Return to inferior facilities

However, quality infrastructure will continue to elude these young women. The camp will end on Saturday and they will return to their respective academies with inferior facilities. The NBA academy at the capital, a first of its kind, was set up in 2017, currently only houses male prospects. 

Nevertheless, Riley spotted encouraging signs at the camp, the first-ever NBA academy women's camp held last week. "We have been really impressed with the young ladies. We did not know what to expect, coming in. This is the first camp in India for me. They have technical and shooting skills, and the ability to put the ball on the ground and to create (chances) for themselves. The most impressive thing about them is that they are smart. You teach them something once, and they are able to apply that into a game," said the former Detroit Shock forward. 

She also added that the girls must continue to look beyond the camp and be open to opportunities outside the country in order to take their game forward. Riley picked out Syia Deodhar, who made it to the U-16 probables last year, as the most improved player during the camp, praising her all-round ability on the court. 

Grassroot investment in WNBA 

Riley also recognises the challenges faced by women in the sport in her own country. The WNBA, where she played for 14 years, continues to remain in the shadows of NBA. Riley pointed to the fact that the structure is in place for the women's league to take off. "I think they have done a really good job, by starting younger with the JR. NBA (junior program) program in school, which is now throughout the country. Once they get in touch with the ball, they fall in love with the game. It is the first introduction and providing them with a pathway," she told Sportstar.

The young girls work on the different attributes of their game under the watchful eyes of Ruth Riley.   -  SPECIAL ARRANGEMENT

 

There is also a massive disparity in earnings between the players from both the leagues. According to a 2017 Forbes report, WNBA's top-earner Sylvia Fowles annual salary of 1.2 million USD is dwarfed by Stephen Curry's salary of 34.7 million USD in the NBA. "It comes down to economics. It is also down to if the sponsors want to pay more and the ticket sales. A lot (of money) goes into professional sports," explained Riley. 
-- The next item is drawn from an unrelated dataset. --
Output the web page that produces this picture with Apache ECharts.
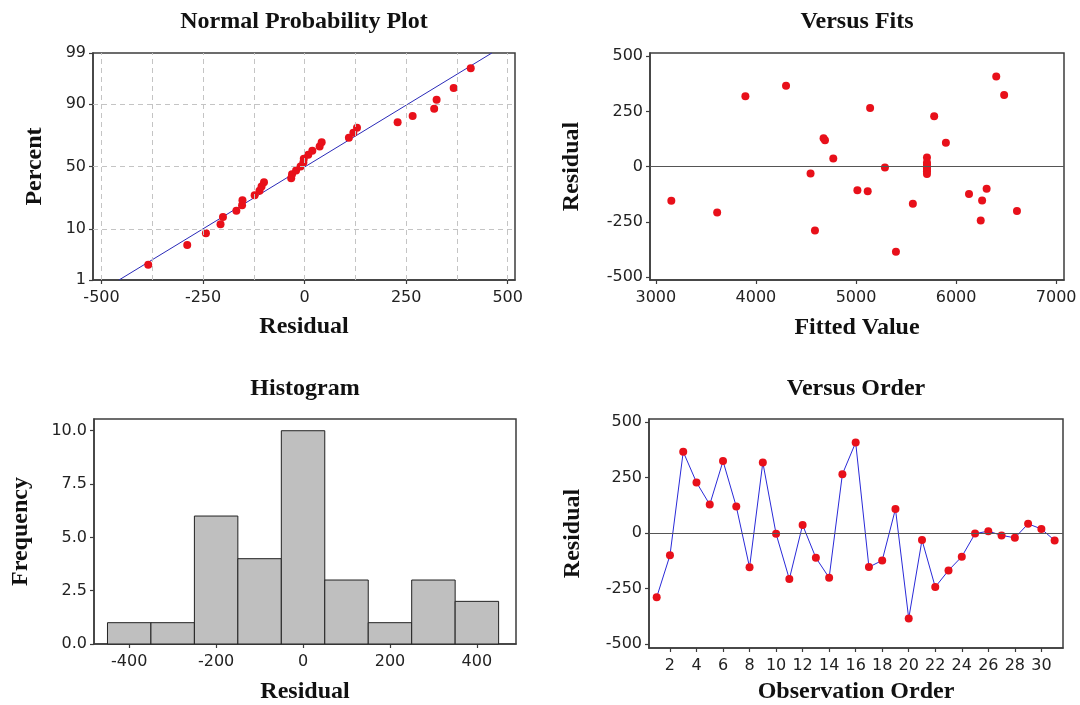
<!DOCTYPE html>
<html>
<head>
<meta charset="utf-8" />
<title>Residual Plots</title>
<script src="https://cdn.jsdelivr.net/npm/echarts@6.0.0/dist/echarts.min.js"></script>
<style>
	html, body { margin: 0; padding: 0; background: #fff; }
	#main { width: 1080px; height: 705px; }
</style>
</head>
<body>
<div id="main"></div>
<script>
// residuals in observation order
var residuals = [-289, -100, 367, 229, 129, 325, 120, -154, 319, -3, -207, 37, -111, -201, 266,
	409, -153, -123, 109, -385, -31, -243, -168, -106, -2, 9, -10, -21, 42, 19, -33];
// fitted values in the same order (Versus Fits panel)
var fitted = [4590, 6305, 4301, 5781, 4676, 6480, 4690, 3155, 3895, 5289, 3613, 4773, 5117, 6608, 5141,
	6401, 6260, 6129, 5898, 5399, 4546, 6246, 5568, 5014, 5709, 5709, 5709, 5709, 5709, 5709, 5709];
// plotting percent of the sorted residuals (Normal Probability Plot)
var probPercent = [2.2, 5.4, 8.6, 11.8, 15.0, 18.2, 21.3, 24.5, 27.7, 30.9, 34.1, 37.3, 40.4, 43.6, 46.8,
	50.0, 53.2, 56.4, 59.6, 62.7, 65.9, 69.1, 72.3, 75.5, 78.7, 81.8, 85.0, 88.2, 91.4, 94.6, 97.8];
// fitted normal line, [residual, percent] at both ends
var fitLine = [[-457, 1], [461, 99]];
// histogram
var binEdges = [-450, -350, -250, -150, -50, 50, 150, 250, 350, 450];
var binCounts = [1, 1, 6, 4, 10, 3, 1, 3, 2];

// tick labels
var probTicks = [1, 10, 50, 90, 99];
var probGridX = [-500, -375, -250, -125, 0, 125, 250, 375, 500];
var probGridY = [10, 50, 90];
var probXTicks = [-500, -250, 0, 250, 500];
var residTicks = [-500, -250, 0, 250, 500];
var fitTicks = [3000, 4000, 5000, 6000, 7000];
var histTicks = [-400, -200, 0, 200, 400];
var freqTicks = [0, 2.5, 5, 7.5, 10];
var orderTicks = [2, 4, 6, 8, 10, 12, 14, 16, 18, 20, 22, 24, 26, 28, 30];

// inverse normal cdf (Acklam) - used as the probability scale
function probit(p) {
	var a = [-3.969683028665376e+01, 2.209460984245205e+02, -2.759285104469687e+02, 1.383577518672690e+02, -3.066479806614716e+01, 2.506628277459239e+00];
	var b = [-5.447609879822406e+01, 1.615858368580409e+02, -1.556989798598866e+02, 6.680131188771972e+01, -1.328068155288572e+01];
	var c = [-7.784894002430293e-03, -3.223964580411365e-01, -2.400758277161838e+00, -2.549671010115819e+00, 4.374664141464968e+00, 2.938163982698783e+00];
	var d = [7.784695709041462e-03, 3.224671290700398e-01, 2.445134137142996e+00, 3.754408661907416e+00];
	var pl = 0.02425, q, r;
	if (p < pl) {
		q = Math.sqrt(-2 * Math.log(p));
		return (((((c[0] * q + c[1]) * q + c[2]) * q + c[3]) * q + c[4]) * q + c[5]) / ((((d[0] * q + d[1]) * q + d[2]) * q + d[3]) * q + 1);
	}
	if (p > 1 - pl) {
		q = Math.sqrt(-2 * Math.log(1 - p));
		return -(((((c[0] * q + c[1]) * q + c[2]) * q + c[3]) * q + c[4]) * q + c[5]) / ((((d[0] * q + d[1]) * q + d[2]) * q + d[3]) * q + 1);
	}
	q = p - 0.5; r = q * q;
	return (((((a[0] * r + a[1]) * r + a[2]) * r + a[3]) * r + a[4]) * r + a[5]) * q / (((((b[0] * r + b[1]) * r + b[2]) * r + b[3]) * r + b[4]) * r + 1);
}
function z(pct) { return probit(pct / 100); }

var serif = '"Liberation Serif", "Times New Roman", serif';
var sans = '"DejaVu Sans", Verdana, sans-serif';
var frameColor = '#3c3c3c';
var dotColor = '#e8101a';

function plain(v) { return String(v); }

function axis(gridIndex, opt) {
	return {
		gridIndex: gridIndex,
		type: 'value',
		min: opt.min,
		max: opt.max,
		name: opt.name,
		nameLocation: 'middle',
		nameGap: opt.nameGap,
		nameTextStyle: { fontFamily: serif, fontWeight: 'bold', fontSize: 24, color: '#111' },
		axisLine: { show: true, onZero: false, lineStyle: { color: frameColor, width: 1.5 } },
		axisTick: { show: true, length: 4, customValues: opt.ticks, lineStyle: { color: frameColor, width: 1.2 } },
		axisLabel: { customValues: opt.ticks, margin: opt.margin || 7, fontFamily: sans, fontSize: 16, color: '#222', formatter: opt.formatter || plain },
		splitLine: { show: false }
	};
}

var grids = [
	{ left: 93, top: 53, width: 422, height: 227 },
	{ left: 650, top: 53, width: 414, height: 227 },
	{ left: 94, top: 419, width: 422, height: 229 },
	{ left: 649, top: 419, width: 414, height: 229 }
].map(function (g) {
	g.show = true; g.borderColor = frameColor; g.borderWidth = 1.5; g.backgroundColor = '#fff';
	return g;
});

var sortedRes = residuals.slice().sort(function (p, q) { return p - q; });
var gridMarks = probGridX.map(function (v) { return { xAxis: v }; })
	.concat(probGridY.map(function (p) { return { yAxis: z(p) }; }));

var chart = echarts.init(document.getElementById('main'), null, { renderer: 'canvas' });
chart.setOption({
	animation: false,
	backgroundColor: '#fff',
	title: [
		{ text: 'Normal Probability Plot', left: 304, top: 10 },
		{ text: 'Versus Fits', left: 857, top: 10 },
		{ text: 'Histogram', left: 305, top: 377 },
		{ text: 'Versus Order', left: 856, top: 377 }
	].map(function (t) {
		t.textAlign = 'center'; t.padding = 0;
		t.textStyle = { fontFamily: serif, fontWeight: 'bold', fontSize: 24, color: '#111' };
		return t;
	}),
	grid: grids,
	xAxis: [
		axis(0, { min: -521, max: 518, ticks: probXTicks, name: 'Residual', nameGap: 35, margin: 10 }),
		axis(1, { min: 2942, max: 7078, ticks: fitTicks, name: 'Fitted Value', nameGap: 36, margin: 10 }),
		axis(2, { min: -481, max: 490, ticks: histTicks, name: 'Residual', nameGap: 36, margin: 10 }),
		axis(3, { min: 0.42, max: 31.63, ticks: orderTicks, name: 'Observation Order', nameGap: 32, margin: 10 })
	],
	yAxis: [
		axis(0, { min: z(1), max: z(99), ticks: probTicks.map(z), name: 'Percent', nameGap: 46,
			formatter: function (v) {
				for (var i = 0; i < probTicks.length; i++) {
					if (Math.abs(z(probTicks[i]) - v) < 1e-6) return String(probTicks[i]);
				}
				return '';
			} }),
		axis(1, { min: -513, max: 515, ticks: residTicks, name: 'Residual', nameGap: 66 }),
		axis(2, { min: 0, max: 10.55, ticks: freqTicks, name: 'Frequency', nameGap: 61,
			formatter: function (v) { return v.toFixed(1); } }),
		axis(3, { min: -518, max: 515, ticks: residTicks, name: 'Residual', nameGap: 64 })
	],
	series: [
		{
			type: 'line', xAxisIndex: 0, yAxisIndex: 0, z: 2,
			data: fitLine.map(function (d) { return [d[0], z(d[1])]; }),
			symbol: 'none',
			lineStyle: { color: '#2a2ab8', width: 1 },
			markLine: {
				silent: true, symbol: ['none', 'none'], label: { show: false },
				lineStyle: { color: '#c4c4c4', type: [5, 4], width: 1 },
				data: gridMarks
			}
		},
		{
			type: 'scatter', xAxisIndex: 0, yAxisIndex: 0, z: 3,
			symbolSize: 8, itemStyle: { color: dotColor, opacity: 1 },
			data: sortedRes.map(function (r, i) { return [r, z(probPercent[i])]; })
		},
		{
			type: 'scatter', xAxisIndex: 1, yAxisIndex: 1, z: 3,
			symbolSize: 8, itemStyle: { color: dotColor, opacity: 1 },
			data: fitted.map(function (f, i) { return [f, residuals[i]]; }),
			markLine: {
				silent: true, symbol: ['none', 'none'], label: { show: false },
				lineStyle: { color: '#555', type: 'solid', width: 1.2 },
				data: [{ yAxis: 0 }]
			}
		},
		{
			type: 'custom', xAxisIndex: 2, yAxisIndex: 2,
			encode: { x: [0, 1], y: 2 },
			data: binCounts.map(function (n, i) { return [binEdges[i], binEdges[i + 1], n]; }),
			renderItem: function (params, api) {
				var p0 = api.coord([api.value(0), api.value(2)]);
				var p1 = api.coord([api.value(1), 0]);
				return {
					type: 'rect',
					shape: { x: p0[0], y: p0[1], width: p1[0] - p0[0], height: p1[1] - p0[1] },
					style: { fill: '#bfbfbf', stroke: '#222', lineWidth: 1 }
				};
			}
		},
		{
			type: 'line', xAxisIndex: 3, yAxisIndex: 3, z: 3,
			data: residuals.map(function (r, i) { return [i + 1, r]; }),
			symbol: 'circle', symbolSize: 8,
			itemStyle: { color: dotColor, opacity: 1 },
			lineStyle: { color: '#2a2ad8', width: 1 },
			markLine: {
				silent: true, symbol: ['none', 'none'], label: { show: false },
				lineStyle: { color: '#555', type: 'solid', width: 1.2 },
				data: [{ yAxis: 0 }]
			}
		}
	]
});
</script>
</body>
</html>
The salaries for both men and women basketball players are derived from the television rights. The NBA's 2016 TV deal for their broadcast right is about 2.6 billion USD whereas the women's game brings in only about a fraction of that amount, 25 million USD. Riley added, "You need to get equality at the grassroots level and in college and grow the (women's) game. Media providing coverage of the women's game will help."

The issues confronting the women's basketball - infrastructure, grassroots framework and the need to continue promoting the sport among women - appear overwhelming. Riley, however, remains optimistic. "These are the challenges but this is a time where women are getting a lot of new opportunities," she said.